INDENT_STACK_INITIAL is 10, matching CPython's historical limit of 100 indent levels (the stack is reallocated when exhausted). Columns default to 0 and are valid even before the first character is read. Line numbering starts at 1 to match Python's 1-based lineno attribute on SyntaxError.

lx_state_clone (lines 118 to 151)

cpython 3.14 @ ab2d84fe1023/Parser/lexer/state.c#L118-151

int
lx_state_clone(lx_state *dst, const lx_state *src)
{
*dst = *src; /* shallow copy all scalar fields */

dst->indent_stack = PyMem_New(int, src->indstack_size);
dst->altindent_stack = PyMem_New(int, src->indstack_size);
if (!dst->indent_stack || !dst->altindent_stack) {
return -1;
}
memcpy(dst->indent_stack, src->indent_stack,
(src->indent + 1) * sizeof(int));
memcpy(dst->altindent_stack, src->altindent_stack,
(src->indent + 1) * sizeof(int));
return 0;
}

Used by the PEG parser when it needs to backtrack over an indentation boundary. The shallow copy of all scalar fields is correct because input, start, and end are pointers into a buffer that neither the original nor the clone owns; the deep copy covers only the two heap-allocated stacks.

In the gopy mirror (parser/lexer/state.go) the indent stacks are Go slices, so Clone is a simple append([]int(nil), src.IndentStack...) rather than a memcpy.

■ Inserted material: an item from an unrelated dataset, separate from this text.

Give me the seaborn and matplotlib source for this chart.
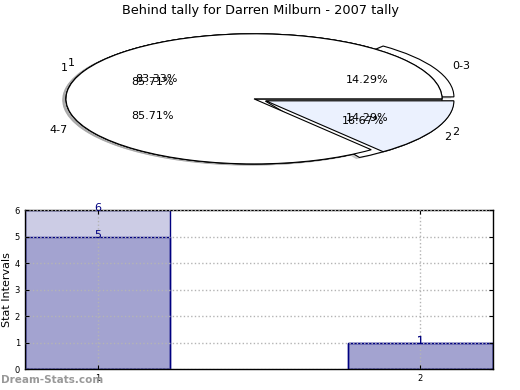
import matplotlib
matplotlib.use("Agg")
import matplotlib.pyplot as plt
from matplotlib.colors import to_rgba
import seaborn as sns

# pie data
interval_labels = ["0-3", "4-7"]
interval_counts = [1, 6]
tally_labels = ["1", "2"]
tally_first = [5, 1]
tally_second = [6, 1]

# bar data
bar_cats = ["1", "2"]
bar_totals = [6, 1]
bar_behinds = [5, 1]
y_ticks = [0, 1, 2, 3, 4, 5, 6]

NAVY = "#000080"
PALE = "#ebf1fe"

fig = plt.figure(figsize=(5.2, 3.9), dpi=100)
fig.text(0.5, 0.974, "Behind tally for Darren Milburn - 2007 tally",
         ha="center", va="center", fontsize=9.3)

# top: overlapping squashed pies
ax_pie = fig.add_axes([0.0365, 0.538, 0.904, 0.417])
wedge_kw = dict(edgecolor="black", linewidth=0.8)
text_kw = dict(fontsize=8)
shadow_kw = dict(ox=-0.012, oy=-0.012, shade=0.35)
ax_pie.pie(interval_counts, labels=interval_labels, explode=[0.07, 0],
           colors=["white", "white"], autopct="%.2f%%", shadow=shadow_kw,
           startangle=0, wedgeprops=wedge_kw, textprops=text_kw)
ax_pie.pie(tally_first, labels=tally_labels, explode=[0, 0.07],
           colors=["white", "white"], autopct="%.2f%%", shadow=shadow_kw,
           startangle=0, wedgeprops=wedge_kw, textprops=text_kw)
ax_pie.pie(tally_second, labels=tally_labels, explode=[0, 0.07],
           colors=["white", PALE], autopct="%.2f%%", shadow=shadow_kw,
           startangle=0, wedgeprops=wedge_kw, textprops=text_kw)
ax_pie.set_aspect("auto")
ax_pie.set_xlim(-1.25, 1.25)
ax_pie.set_ylim(-1.25, 1.25)
ax_pie.axis("off")

# bottom: overlaid bars
ax = fig.add_axes([0.048, 0.0538, 0.9, 0.4077])
for vals in (bar_totals, bar_behinds):
    sns.barplot(x=bar_cats, y=vals, ax=ax, color=NAVY,
                saturation=1, width=0.45, errorbar=None, linewidth=1)
    for i, v in enumerate(vals):
        ax.annotate(str(v), (i, v), xytext=(0, -2.5), textcoords="offset points",
                    ha="center", va="bottom", color=NAVY, fontsize=8)

for p in ax.patches:
    p.set_alpha(None)
    p.set_facecolor(to_rgba(NAVY, 0.2))
    p.set_edgecolor(NAVY)

ax.set_xlim(-0.225, 1.225)
ax.set_ylim(0, 6)
ax.set_yticks(y_ticks)
ax.set_xticks([0, 1])
ax.set_xticklabels(bar_cats)
ax.grid(True, linestyle=":", color="#b4b4b4", linewidth=1)
ax.set_axisbelow(False)
ax.tick_params(direction="in", labelsize=6, top=True, right=True, length=3)
for s in ax.spines.values():
    s.set_color("black")
    s.set_linewidth(1)
ax.set_ylabel("Stat Intervals", fontsize=8, labelpad=2)
ax.set_xlabel("Frequency", fontsize=8, labelpad=6)

fig.text(0.002, 0.026, "Dream-Stats.com", color="#999999", fontsize=7.5,
         fontweight="bold", ha="left", va="center")

fig.savefig("out.png", dpi=100)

lx_state_reset (lines 91 to 116)

cpython 3.14 @ ab2d84fe1023/Parser/lexer/state.c#L91-116

Called after _PyTokenizer_indenterror backtracks the cursor to retry tokenization with a corrected indent expectation. It restores cur, cur_line, cur_col, start, and end from a saved snapshot but leaves indent_stack and paren_level intact. This asymmetry is intentional: the indent stack correction has already been applied by the error-recovery path; only the byte position needs to rewind.